SHIRLEY -- Wrapping up her report to selectmen Monday night, Town Administrator Patrice Garvin announced that John Oelfke had resigned as Council on Aging director.
Before advertising to fill the part-time position, which was upped from 19 to 28 hours per week during Oelfke's tenure, Garvin said it would be prudent for at least one board member to meet with one or more council members to discuss options.
The question is whether this job needs to be 28 hours, which would make it a "benefited position," Garvin said. While Oelfke did not take town insurance benefits and had pledged not to, a new employee hired for 28 hours would be eligible for benefits and could opt to do so, adding $18,000 a year to the cost of the position. A 19-hour position, however, falls below the benefit benchmark and would not add to the town budget's bottom line.
As Shirley's first COA director, Oelfke was among those who championed the building project that resulted in the town's first Senior Center, carved out of an old school building on Parker Road with many volunteer helping hands and town support.
During his years on the job, activities and programs at the center continued to grow, in large part thanks to grants and donations that he helped generate.
Chairman Kendra Dumont recalled when the town offices main meeting room served as an event and drop-in center for seniors. "We've come a long way," she said, and Oelfke deserves a share of the credit as well as the town's thanks for his work.
Dumont said she'd prefer not to pursue the matter at hand any further until the full board is present, with Selectman David Swain absent Monday night.

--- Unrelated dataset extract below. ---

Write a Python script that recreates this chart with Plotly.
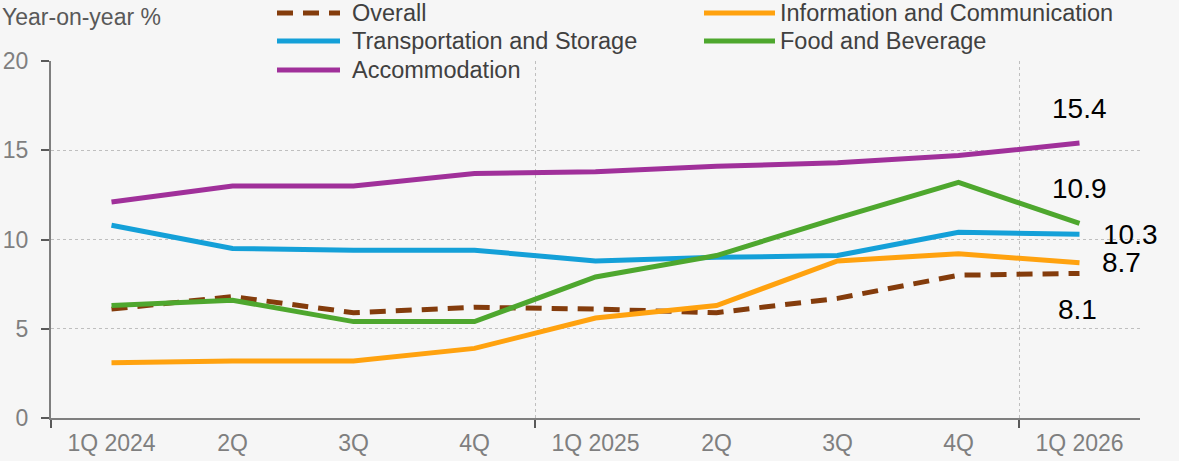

In the meantime, she told Garvin to go ahead and set up a meeting for board and council representatives to discuss the issue informally.
In his resignation letter, submitted well before it was presented to selectmen in public, Oelfke set a Feb. 1 date to step down from the job he's held for five years. With Town Meeting approval and an anonymous donation that paid half his part-time salary the first year, he was appointed to the newly-created position shortly after the COA was reconstituted in 2009.
In a brief phone conversation later Monday night, Oelfke told the Oracle he's retiring, but staying in town, at least for now. "I've enjoyed the job, but it's time..." he said, citing future plans that include vacations with his wife, Charline.
In other business, Conservation Commission Chairman Nancy Askin briefed selectmen on forestry plans in progress for two town-owned parcels in conservation management: Rich Tree Farm, consisting of 111 acres and the 138-acre Pumpkin Brook trail link.
Both parcels previously had forestry plans, she said, but apparently they were not implemented. Now the state has a stewardship program that includes a monetary allocation that could cover the cost of hiring a forester, Askin said.
In conversations with three foresters, the cost projection she came up with is about $1,900 for Rich Tree Farm and $2,200 for Pumpkin Brook, she said, but no formal proposals were submitted. No RFP went out, she said, but the total is probably under the mandatory benchmark that would trigger going out for bids and it's likely the state program would cover the entire cost.
To begin with, forestry advisory services would be free, providing information about how to evaluate the land for forestry use in conjunction with other conservation-minded uses, such as wildlife habitat, environmental diversity and public access.
Old notes show that a former commission was concerned that proceeds from foresting the land, if any, would accrue to the town's general fund rather than to fund conservation programs. This board, however, feels its mission is to further conservation efforts, not generate revenue, one way or the other. "We don't want to do this for money," she said.
Selectman Bob Prescott saw good news, both ways. "It's great that you're headed in that direction," he said. But the town owns the land and must be concerned about its management, particularly since fires can start on untended, forested land. And if foresting the land generates revenue, the money could help the Conservation Commission reach some of the goals it can't fund now, he said.
"That's our slant," but it's up to Town Meeting to decide, Dumont added.
Askin promised to come back with a more fully developed plan, which will likely include one or more public information sessions.
She'll have help with the paperwork, too. The Conservation Commission recently hired a new agent, Nadia Madden, of Groton, who works 19 hours a week (upped last year from 12) and started her new job that day.